Discordamos, entretanto, de alguns pontos elencados pelo artigo. Os diferentes modelos de Educação Integral implementados no país, entre eles os que contemplam oficinas, foram criados para responder a alguns desafios que nos parecem ser da maior relevância em um país como o Brasil, entre eles:

– a diversidade de contextos: o Brasil é um país marcado por uma complexa diversidade atravessada por múltiplas desigualdades. Nesse cenário, é fundamental a proposição de políticas que reconheçam os diferentes territórios e que possibilitem diferentes soluções para diferentes contextos;

– a participação de agentes das comunidades em oficinas, como acontece em algumas cidades brasileiras, têm objetivos fundamentais para o enfrentamento das desigualdades: a maior integração das escolas às comunidades, o reconhecimento dos saberes populares na construção dos currículos escolares, a necessária apropriação por parte das escolas das questões identitárias (raça, gênero, religião, etc.), e das condições de vida dos estudantes. Uma escola que não reconheça com clareza quem são seus estudantes e as comunidades onde se inserem terão (têm) muita dificuldade de construir processos educativos com sentido e significado para todos e todas;

– a LDB estabelece como princípio a autonomia escolar. Esse ponto não é uma abstração e nem uma ideia sem sentido. Do ponto de vista pedagógico, a construção de propostas educativas contextualizadas é condição sine qua non para o alcance de resultados. Não há aprendizado sem vínculo e pertinência. Esses são elementos singulares do contexto educativo sem os quais propostas comprometidas de fato com uma aprendizagem contemporânea e o desenvolvimento integral não terão resultados;

– a Educação Integral deve ser entendida como uma concepção, uma proposta que tem a formação integral como fundamento pedagógico. Dessa maneira, não é o tempo que a define. Uma escola com jornada parcial pode ser uma escola de educação integral (e muitas no Brasil o são). Por outro lado, uma escola com jornada ampliada pode ser uma escola de educação integral. Como pode não ser.

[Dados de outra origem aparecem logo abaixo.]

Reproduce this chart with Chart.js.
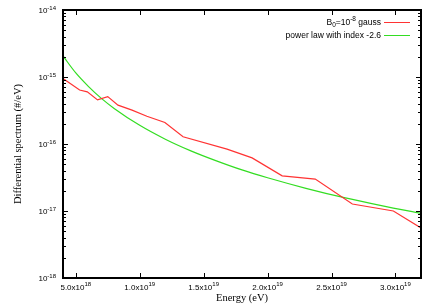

Há que se analisar em profundidade, portanto, os modelos com critérios claros orientados pelo compromisso com a formação integral de todos e todas.

– a importância de não agravarmos o quadro de descontinuidade de políticas ou assumirmos políticas que só terão efeito a longuíssimo prazo por desconsiderarem o conhecimento acumulado no país, consideramos fundamental conhecer as diferentes pesquisas nacionais que revelam o ineditismo o os impactos da ampliação de jornada na perspectiva da Educação Integral.

Por fim, gostaríamos de analisar, ainda que brevemente, a proposta de Pernambuco. Sem dúvida, é uma proposta que merece atenção pelo alcance e influência que vem atingindo nos últimos anos. Entretanto, é importante lembrarmos que se trata de um modelo fechado e padronizado, oferecido por uma organização com (alto) investimento privado, com qualidades, mas também com inúmeras limitações do ponto de vista pedagógico e que, ao ser implementado, se converte em um alto investimento por parte dos cofres públicos. Assim, é muito importante considerarmos este como um modelo a ser estudado e com o qual podemos aprender, mas pelas razões enumeradas acima, não deve ser o único se quisermos construir políticas comprometidas com a superação das desigualdades e com a diversidade que nos constitui.

Esperamos que estas reflexões possam contribuir para o fortalecimento deste debate fundamental ao país, com respeito à pluralidade de ideias e em nome do propósito maior que nos une: a garantia do direito de todos e de cada um a uma educação brasileira contemporânea e de qualidade social.